**What you need to do:**
Copy the lines below as they are; omit the images they contain.
[BEGIN Information provided]
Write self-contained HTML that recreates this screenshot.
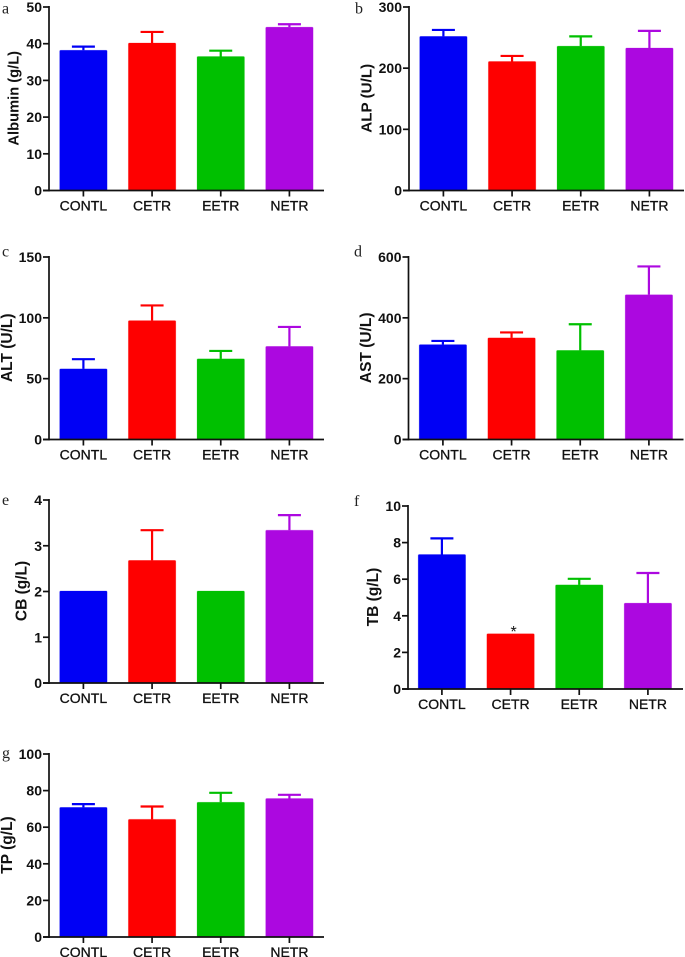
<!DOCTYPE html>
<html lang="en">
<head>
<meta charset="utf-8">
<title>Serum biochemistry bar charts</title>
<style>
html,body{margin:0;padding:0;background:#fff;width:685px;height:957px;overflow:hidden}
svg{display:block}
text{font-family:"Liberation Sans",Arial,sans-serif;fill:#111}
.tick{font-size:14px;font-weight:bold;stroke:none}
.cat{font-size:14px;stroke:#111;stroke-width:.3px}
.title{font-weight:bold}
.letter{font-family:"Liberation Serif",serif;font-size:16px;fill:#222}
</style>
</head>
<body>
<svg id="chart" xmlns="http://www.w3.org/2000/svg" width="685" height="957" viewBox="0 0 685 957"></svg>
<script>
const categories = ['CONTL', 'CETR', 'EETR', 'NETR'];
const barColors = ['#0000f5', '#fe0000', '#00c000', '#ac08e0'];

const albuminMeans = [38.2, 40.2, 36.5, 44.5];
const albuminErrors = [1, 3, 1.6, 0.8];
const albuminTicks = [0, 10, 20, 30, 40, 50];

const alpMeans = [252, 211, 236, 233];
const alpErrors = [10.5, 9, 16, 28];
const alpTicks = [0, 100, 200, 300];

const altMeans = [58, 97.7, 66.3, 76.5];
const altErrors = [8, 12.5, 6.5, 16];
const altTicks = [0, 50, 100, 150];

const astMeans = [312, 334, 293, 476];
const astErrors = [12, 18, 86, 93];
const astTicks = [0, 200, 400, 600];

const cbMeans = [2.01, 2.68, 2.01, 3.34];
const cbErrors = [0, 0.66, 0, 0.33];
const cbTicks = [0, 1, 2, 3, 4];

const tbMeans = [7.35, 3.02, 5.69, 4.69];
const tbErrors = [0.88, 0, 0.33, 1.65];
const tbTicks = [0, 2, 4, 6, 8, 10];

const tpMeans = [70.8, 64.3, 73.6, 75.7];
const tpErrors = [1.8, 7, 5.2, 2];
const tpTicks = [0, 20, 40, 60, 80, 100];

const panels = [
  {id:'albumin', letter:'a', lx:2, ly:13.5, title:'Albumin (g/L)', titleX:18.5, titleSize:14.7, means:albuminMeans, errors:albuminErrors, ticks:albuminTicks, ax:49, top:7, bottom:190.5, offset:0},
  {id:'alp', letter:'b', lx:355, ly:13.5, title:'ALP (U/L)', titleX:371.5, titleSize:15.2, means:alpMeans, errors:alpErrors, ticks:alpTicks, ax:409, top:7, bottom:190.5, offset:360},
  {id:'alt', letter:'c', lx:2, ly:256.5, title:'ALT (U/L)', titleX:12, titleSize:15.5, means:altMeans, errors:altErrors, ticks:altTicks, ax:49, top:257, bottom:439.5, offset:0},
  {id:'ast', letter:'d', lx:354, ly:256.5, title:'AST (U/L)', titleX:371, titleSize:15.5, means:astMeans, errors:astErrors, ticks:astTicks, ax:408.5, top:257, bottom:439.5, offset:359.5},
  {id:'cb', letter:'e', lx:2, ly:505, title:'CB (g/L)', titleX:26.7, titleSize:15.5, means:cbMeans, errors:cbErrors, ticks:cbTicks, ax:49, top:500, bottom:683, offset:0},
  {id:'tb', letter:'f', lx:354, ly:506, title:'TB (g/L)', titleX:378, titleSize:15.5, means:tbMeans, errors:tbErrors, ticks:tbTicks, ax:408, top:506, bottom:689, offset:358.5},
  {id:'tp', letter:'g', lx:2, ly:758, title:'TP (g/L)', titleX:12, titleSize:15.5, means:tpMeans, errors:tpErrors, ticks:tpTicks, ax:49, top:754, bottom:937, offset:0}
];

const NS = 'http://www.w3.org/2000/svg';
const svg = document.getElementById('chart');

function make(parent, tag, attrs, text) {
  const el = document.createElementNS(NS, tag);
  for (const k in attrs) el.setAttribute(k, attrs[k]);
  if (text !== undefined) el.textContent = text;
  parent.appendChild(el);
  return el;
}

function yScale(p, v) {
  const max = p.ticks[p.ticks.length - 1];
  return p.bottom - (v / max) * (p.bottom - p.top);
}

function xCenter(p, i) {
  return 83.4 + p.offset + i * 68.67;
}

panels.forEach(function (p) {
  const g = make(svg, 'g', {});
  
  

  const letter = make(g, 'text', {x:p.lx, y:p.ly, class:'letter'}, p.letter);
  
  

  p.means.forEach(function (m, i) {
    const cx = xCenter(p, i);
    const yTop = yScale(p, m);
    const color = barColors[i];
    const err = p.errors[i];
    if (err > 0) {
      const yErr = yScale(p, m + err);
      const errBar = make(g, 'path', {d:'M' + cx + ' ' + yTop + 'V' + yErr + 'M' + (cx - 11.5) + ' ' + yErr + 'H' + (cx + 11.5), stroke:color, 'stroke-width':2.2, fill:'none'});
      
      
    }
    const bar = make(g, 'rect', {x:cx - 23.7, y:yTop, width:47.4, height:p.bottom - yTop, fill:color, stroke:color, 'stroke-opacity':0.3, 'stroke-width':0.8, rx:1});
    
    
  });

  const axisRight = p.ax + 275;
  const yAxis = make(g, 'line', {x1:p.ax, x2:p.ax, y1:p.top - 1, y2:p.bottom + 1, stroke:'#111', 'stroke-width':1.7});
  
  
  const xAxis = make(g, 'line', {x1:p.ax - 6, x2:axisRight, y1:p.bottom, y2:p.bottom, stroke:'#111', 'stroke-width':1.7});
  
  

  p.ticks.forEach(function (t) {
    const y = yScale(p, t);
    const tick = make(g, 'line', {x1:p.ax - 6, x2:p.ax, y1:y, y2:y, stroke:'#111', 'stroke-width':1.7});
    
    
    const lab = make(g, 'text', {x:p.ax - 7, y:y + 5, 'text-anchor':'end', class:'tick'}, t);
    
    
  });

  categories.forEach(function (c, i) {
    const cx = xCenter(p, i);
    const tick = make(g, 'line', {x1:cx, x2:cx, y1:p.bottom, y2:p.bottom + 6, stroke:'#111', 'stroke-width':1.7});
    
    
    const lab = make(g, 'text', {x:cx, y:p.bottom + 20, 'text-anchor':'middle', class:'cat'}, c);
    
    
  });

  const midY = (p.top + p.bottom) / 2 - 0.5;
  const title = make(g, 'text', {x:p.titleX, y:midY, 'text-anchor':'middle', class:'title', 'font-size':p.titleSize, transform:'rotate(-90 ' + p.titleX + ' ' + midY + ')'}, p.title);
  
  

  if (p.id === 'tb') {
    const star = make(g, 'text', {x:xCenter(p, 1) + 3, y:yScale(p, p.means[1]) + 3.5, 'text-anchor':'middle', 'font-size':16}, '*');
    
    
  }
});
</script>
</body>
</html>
[END Information provided]
**In response:**
Write self-contained HTML that recreates this screenshot.
<!DOCTYPE html>
<html lang="en">
<head>
<meta charset="utf-8">
<title>Serum biochemistry bar charts</title>
<style>
html,body{margin:0;padding:0;background:#fff;width:685px;height:957px;overflow:hidden}
svg{display:block}
text{font-family:"Liberation Sans",Arial,sans-serif;fill:#111}
.tick{font-size:14px;font-weight:bold;stroke:none}
.cat{font-size:14px;stroke:#111;stroke-width:.3px}
.title{font-weight:bold}
.letter{font-family:"Liberation Serif",serif;font-size:16px;fill:#222}
</style>
</head>
<body>
<svg id="chart" xmlns="http://www.w3.org/2000/svg" width="685" height="957" viewBox="0 0 685 957"></svg>
<script>
const categories = ['CONTL', 'CETR', 'EETR', 'NETR'];
const barColors = ['#0000f5', '#fe0000', '#00c000', '#ac08e0'];

const albuminMeans = [38.2, 40.2, 36.5, 44.5];
const albuminErrors = [1, 3, 1.6, 0.8];
const albuminTicks = [0, 10, 20, 30, 40, 50];

const alpMeans = [252, 211, 236, 233];
const alpErrors = [10.5, 9, 16, 28];
const alpTicks = [0, 100, 200, 300];

const altMeans = [58, 97.7, 66.3, 76.5];
const altErrors = [8, 12.5, 6.5, 16];
const altTicks = [0, 50, 100, 150];

const astMeans = [312, 334, 293, 476];
const astErrors = [12, 18, 86, 93];
const astTicks = [0, 200, 400, 600];

const cbMeans = [2.01, 2.68, 2.01, 3.34];
const cbErrors = [0, 0.66, 0, 0.33];
const cbTicks = [0, 1, 2, 3, 4];

const tbMeans = [7.35, 3.02, 5.69, 4.69];
const tbErrors = [0.88, 0, 0.33, 1.65];
const tbTicks = [0, 2, 4, 6, 8, 10];

const tpMeans = [70.8, 64.3, 73.6, 75.7];
const tpErrors = [1.8, 7, 5.2, 2];
const tpTicks = [0, 20, 40, 60, 80, 100];

const panels = [
  {id:'albumin', letter:'a', lx:2, ly:13.5, title:'Albumin (g/L)', titleX:18.5, titleSize:14.7, means:albuminMeans, errors:albuminErrors, ticks:albuminTicks, ax:49, top:7, bottom:190.5, offset:0},
  {id:'alp', letter:'b', lx:355, ly:13.5, title:'ALP (U/L)', titleX:371.5, titleSize:15.2, means:alpMeans, errors:alpErrors, ticks:alpTicks, ax:409, top:7, bottom:190.5, offset:360},
  {id:'alt', letter:'c', lx:2, ly:256.5, title:'ALT (U/L)', titleX:12, titleSize:15.5, means:altMeans, errors:altErrors, ticks:altTicks, ax:49, top:257, bottom:439.5, offset:0},
  {id:'ast', letter:'d', lx:354, ly:256.5, title:'AST (U/L)', titleX:371, titleSize:15.5, means:astMeans, errors:astErrors, ticks:astTicks, ax:408.5, top:257, bottom:439.5, offset:359.5},
  {id:'cb', letter:'e', lx:2, ly:505, title:'CB (g/L)', titleX:26.7, titleSize:15.5, means:cbMeans, errors:cbErrors, ticks:cbTicks, ax:49, top:500, bottom:683, offset:0},
  {id:'tb', letter:'f', lx:354, ly:506, title:'TB (g/L)', titleX:378, titleSize:15.5, means:tbMeans, errors:tbErrors, ticks:tbTicks, ax:408, top:506, bottom:689, offset:358.5},
  {id:'tp', letter:'g', lx:2, ly:758, title:'TP (g/L)', titleX:12, titleSize:15.5, means:tpMeans, errors:tpErrors, ticks:tpTicks, ax:49, top:754, bottom:937, offset:0}
];

const NS = 'http://www.w3.org/2000/svg';
const svg = document.getElementById('chart');

function make(parent, tag, attrs, text) {
  const el = document.createElementNS(NS, tag);
  for (const k in attrs) el.setAttribute(k, attrs[k]);
  if (text !== undefined) el.textContent = text;
  parent.appendChild(el);
  return el;
}

function yScale(p, v) {
  const max = p.ticks[p.ticks.length - 1];
  return p.bottom - (v / max) * (p.bottom - p.top);
}

function xCenter(p, i) {
  return 83.4 + p.offset + i * 68.67;
}

panels.forEach(function (p) {
  const g = make(svg, 'g', {});
  
  

  const letter = make(g, 'text', {x:p.lx, y:p.ly, class:'letter'}, p.letter);
  
  

  p.means.forEach(function (m, i) {
    const cx = xCenter(p, i);
    const yTop = yScale(p, m);
    const color = barColors[i];
    const err = p.errors[i];
    if (err > 0) {
      const yErr = yScale(p, m + err);
      const errBar = make(g, 'path', {d:'M' + cx + ' ' + yTop + 'V' + yErr + 'M' + (cx - 11.5) + ' ' + yErr + 'H' + (cx + 11.5), stroke:color, 'stroke-width':2.2, fill:'none'});
      
      
    }
    const bar = make(g, 'rect', {x:cx - 23.7, y:yTop, width:47.4, height:p.bottom - yTop, fill:color, stroke:color, 'stroke-opacity':0.3, 'stroke-width':0.8, rx:1});
    
    
  });

  const axisRight = p.ax + 275;
  const yAxis = make(g, 'line', {x1:p.ax, x2:p.ax, y1:p.top - 1, y2:p.bottom + 1, stroke:'#111', 'stroke-width':1.7});
  
  
  const xAxis = make(g, 'line', {x1:p.ax - 6, x2:axisRight, y1:p.bottom, y2:p.bottom, stroke:'#111', 'stroke-width':1.7});
  
  

  p.ticks.forEach(function (t) {
    const y = yScale(p, t);
    const tick = make(g, 'line', {x1:p.ax - 6, x2:p.ax, y1:y, y2:y, stroke:'#111', 'stroke-width':1.7});
    
    
    const lab = make(g, 'text', {x:p.ax - 7, y:y + 5, 'text-anchor':'end', class:'tick'}, t);
    
    
  });

  categories.forEach(function (c, i) {
    const cx = xCenter(p, i);
    const tick = make(g, 'line', {x1:cx, x2:cx, y1:p.bottom, y2:p.bottom + 6, stroke:'#111', 'stroke-width':1.7});
    
    
    const lab = make(g, 'text', {x:cx, y:p.bottom + 20, 'text-anchor':'middle', class:'cat'}, c);
    
    
  });

  const midY = (p.top + p.bottom) / 2 - 0.5;
  const title = make(g, 'text', {x:p.titleX, y:midY, 'text-anchor':'middle', class:'title', 'font-size':p.titleSize, transform:'rotate(-90 ' + p.titleX + ' ' + midY + ')'}, p.title);
  
  

  if (p.id === 'tb') {
    const star = make(g, 'text', {x:xCenter(p, 1) + 3, y:yScale(p, p.means[1]) + 3.5, 'text-anchor':'middle', 'font-size':16}, '*');
    
    
  }
});
</script>
</body>
</html>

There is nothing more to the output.